Genel değerlendirecek olursak; muhteşem bir ülke belki de dünyanın en iyisi,6 şeritli yollar trafik kurallarını uyum tam, kimse kimsenin önüne geçmiyor korna basma yok çöp atma yok, sağ şeride geçmek isteyen 1 km geriden şeridine geçiyor bizim gibi son anda araya girmeye çalışmıyor.
Her yer yem yeşil orman halı gibi yayılmış park bahçe bakımları muhteşem. Etrafta çöp kovası, konteyneri yok, elimdeki çöpü cebime koyup otelde attım. Kore savaşında şehit olan 456 Türkünde bulunduğu şehitliğe gittik, tril tril ve çok temizdi insanları çok saygılı kimse kimseyle konuşmuyor. Herkes tek, turist hariç gurup gezme gürültü patırtı yok. Araçlar son model kendi üretimleri Kia ve Hundai, Samsung ve LG markaları her yerde. Türklere karşı çok saygı ve sempatileri var.
Türk olduğumuzu duyan gelip konuşmaya çalışıyor. Modern ve yüksek binalar çok fazla, yüksek teknolojiyi kullanıyorlar. Turizm çok az. Sığınmacı hiç yok yabancıyı almıyorlar güvenlik çok iyi hiç polis olay ve kaza görmedik 1 haftada.
1950’de Kore Savaşı’nda Türkler bu ülkeyi kurtarmıştı,1960 da Almanya savaştan çıktı Türkiye yardım etti ve bu ülkeler şuan dünyanın en güçlü ilk 3 ülkesiyken Türkiye hala 2. Dünya ülkesi olarak kaldı. Asayiş bozuk, kontrolsüz saçma sapan cinayetler tehditler alıkoymalar şiddetler yaşanıyor. Sığınmacı çöplüğüne döndük en kalifiye eğitimsiz tehlikeli cahil sığınmacı bizde.

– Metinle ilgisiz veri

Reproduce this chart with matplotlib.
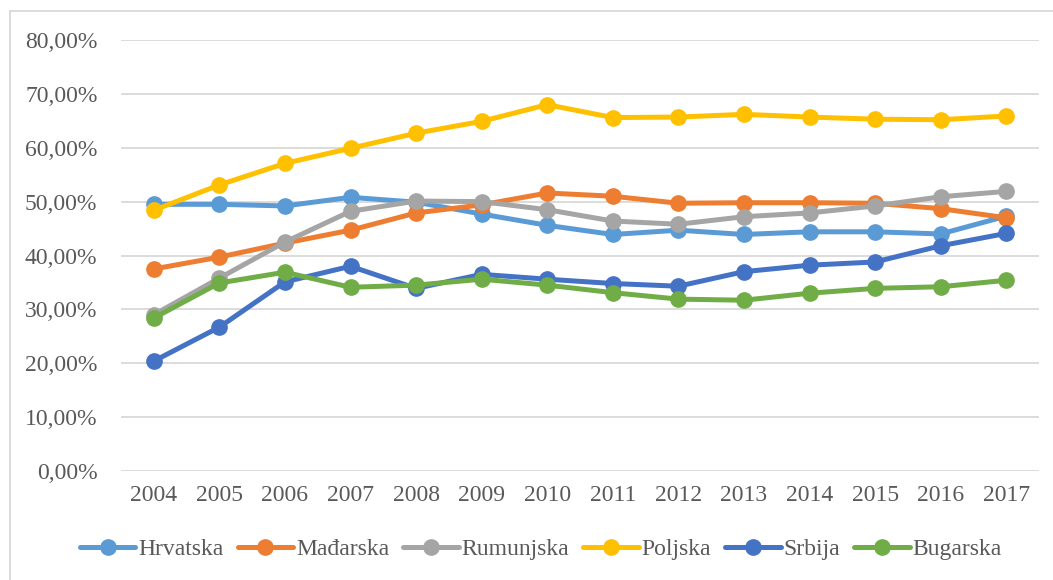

Suriyeli Iraklı Afgan Pakistan Afrikalı burada ülke yol geçen hanı gibi oldu. Sığınmacı çöplüğü oldu ülkem. İstanbul dünyadaki mafyaların uyuşturucu baronlarının merkezi oldu. Şehirlerimiz Afganistan şehri gibi kalitesizleşti. Asayişte Meksikayı Kolombiyayı geçtik. Sokaklarda can güvenliğimiz yok her an bir sapık saldırır kör kurşuna gidersin, gaspa uğrarsın, tecavüz kaçınılmaz, 3 çocuk bir araya gelip mafya olup milleti haraca kesiyor.
Anneler çocuklarının öldürülmesine tecavüz edilmesine seyirci kalıyor.10 yaşında çocuklar artık uyuşturucu kullanmaya başladı. Devletin kurumları rüşvetle, usulsüzlükle tehditle iş adamlarına çökerek yetkisini kötüye kullanarak anılır oldu. Savcılar tehdit ediliyor, polisler zevkine bıçaklanıyor öldürülüyor. Ülkem gittikçe bataklığa sürükleniyor ve buna da kimse dur demiyor.
Bu sonuç çok kişiyi götürecektir ama bu ülke her zaman yeni Kahramanlar bulur ülkesini, milletini özünden çok seven, ülküsü yükselmek ileri gitmek olan ve varlığını Türk varlığına emanet edecek.